I pointed out the calendar I organized to track everything I was doing and when it had to be done.  “Don’t forget that this client’s incentive campaign is ending next week.  You guys have to run reports and make sure it’s turned off,” I warned him.

He got one of the guys out back to take my boxes down to the car.  “Go say your goodbyes.  Remember, be cool.” 

And then I drove away.  I resisted the urge to lay rubber in the parking lot.  I got home, and paced through the house, not knowing what to do with myself.  I checked my email and got my flight time.  I had to put the dogs into kennel.  Hurricane Irene was approaching, I had to prepare the house for that too.  I had to pack. 

I just quit my job.  On the spot.  I felt my neck muscles tighten and my stomach lurch.  Todd was in the air, I couldn’t call him and freak out.  Instead I called a friend who worked for the vendor at work that I was was constantly working with and I told her what happened—so she’d know that I wouldn’t be there anymore.  She gasped and then laughed when I told her I was going to Vegas the next day. 

I was numb.  I drove the dogs to kennel.  Met a few friends for a beer to “celebrate.”  I went home and put away all the furniture on our deck and plugged the generator in.  I called a few friends and said “If you lose power in the storm, come to our house.  I left instructions for running the generator on the counter.”  I left the house unlocked.  While we were gone, some friends stayed in our house for several days as their house lost power in the storm.  Ours did not.  They took the generator back to their house and returned it when their power came back on.

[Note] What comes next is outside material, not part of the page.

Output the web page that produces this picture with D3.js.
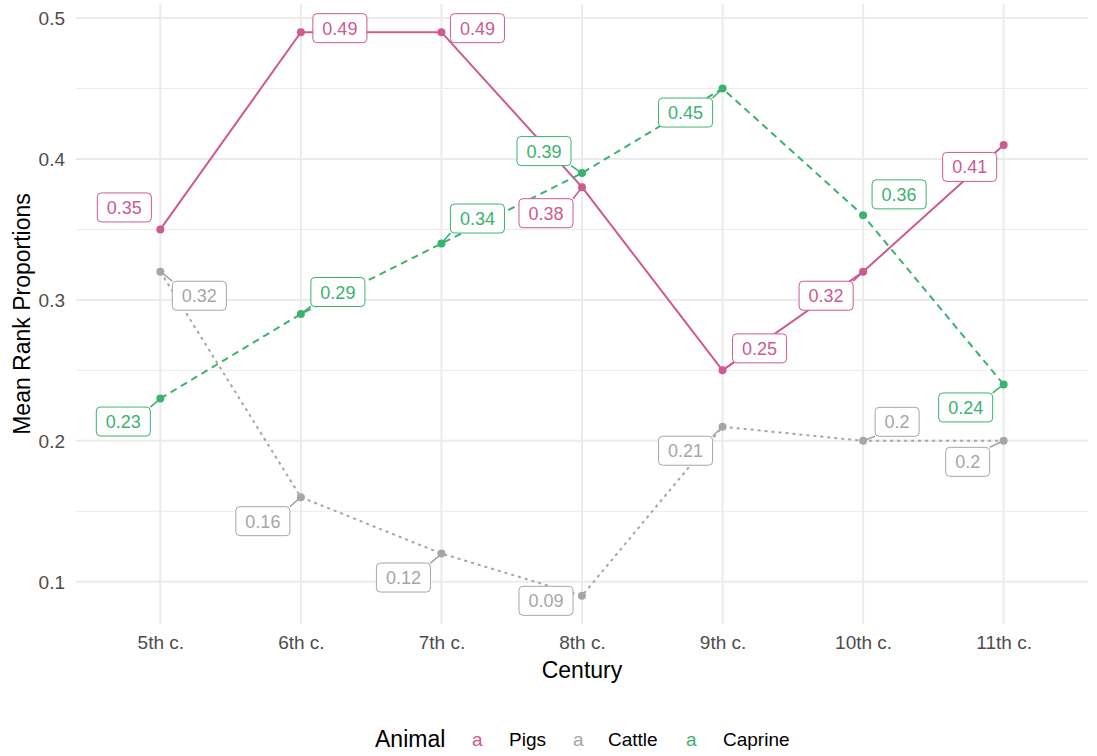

In the morning I drove to the airport, it was still dark.  Todd met me at baggage claim in Vegas.  I hadn’t slept.  My jaw ached from clenching it.  My shoulders were smooshed up by my ears as I internalized the stress and took it out on my body. 

It took a solid three days to uncoil from that job and the experience of leaving it.  I’ve been remembering those days as I was in Vegas with Todd last week, almost five years to the day that all that had happened. 

It’s a distant shadow in my rear view mirror now.